Non-Klinkenberg slippage phenomenon at high pressure for tight core floods using a novel high pressure gas permeability measurement system

Abstract Klinkenberg slippage theory has been widely used to predict the percolation rules at high pore pressure for conventional core floods. However, recent studies have shown deviations to applications of Kinkenberg slippage theory at low back pressure for tight cores. A novel phenomenon of deviation to apparent gas permeability by Klinkenberg slippage theory as pressure differential increase for tight core is reported. To overcome problems of measuring apparent gas permeability for tight core accurately, a system of three novel equipment is invented composed of a high pressure micro flow meter, a high pressure micro flow experimental pressure control system, and a high pressure dynamic micro differential pressure gauge.
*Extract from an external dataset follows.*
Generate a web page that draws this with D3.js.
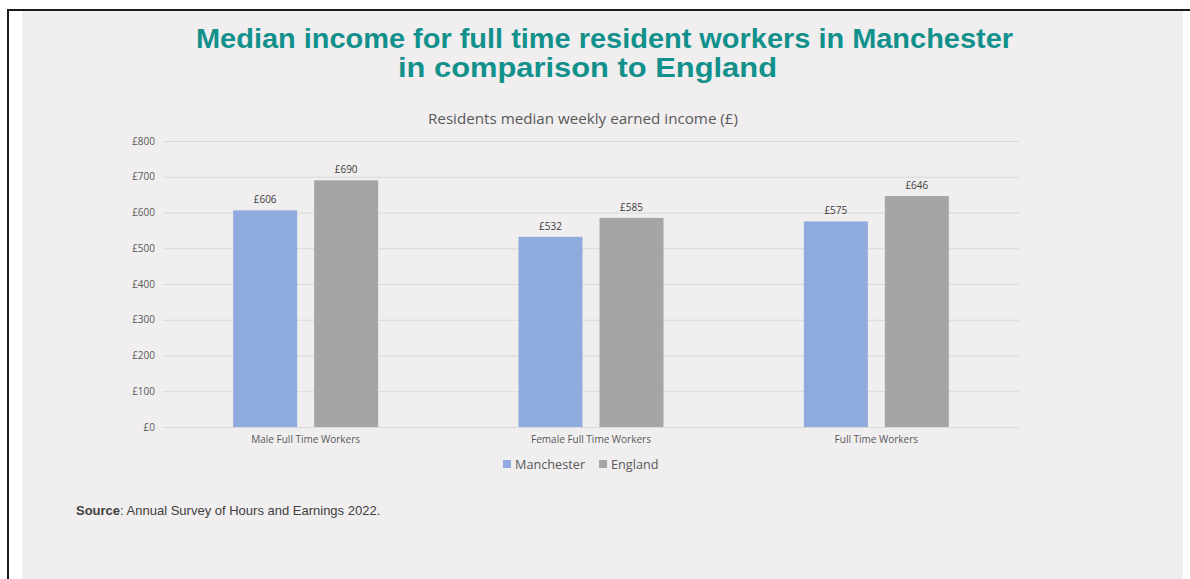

Nitrogen permeability as a function of pressure gradient in tight core at high pressure differed than that at atmospheric pressure where nitrogen permeability varied inversely with pressure gradient according to Klinkenberg slippage theory. A novel phenomenon observed in this study was that as pore pressure increased passed an inflection pressure point, nitrogen permeability became directly related to pressure gradient contrary to the trend predicted by Klinkenberg slippage theory. As pore pressure became greater, the magnitude of nitrogen permeability enhancement is enhanced.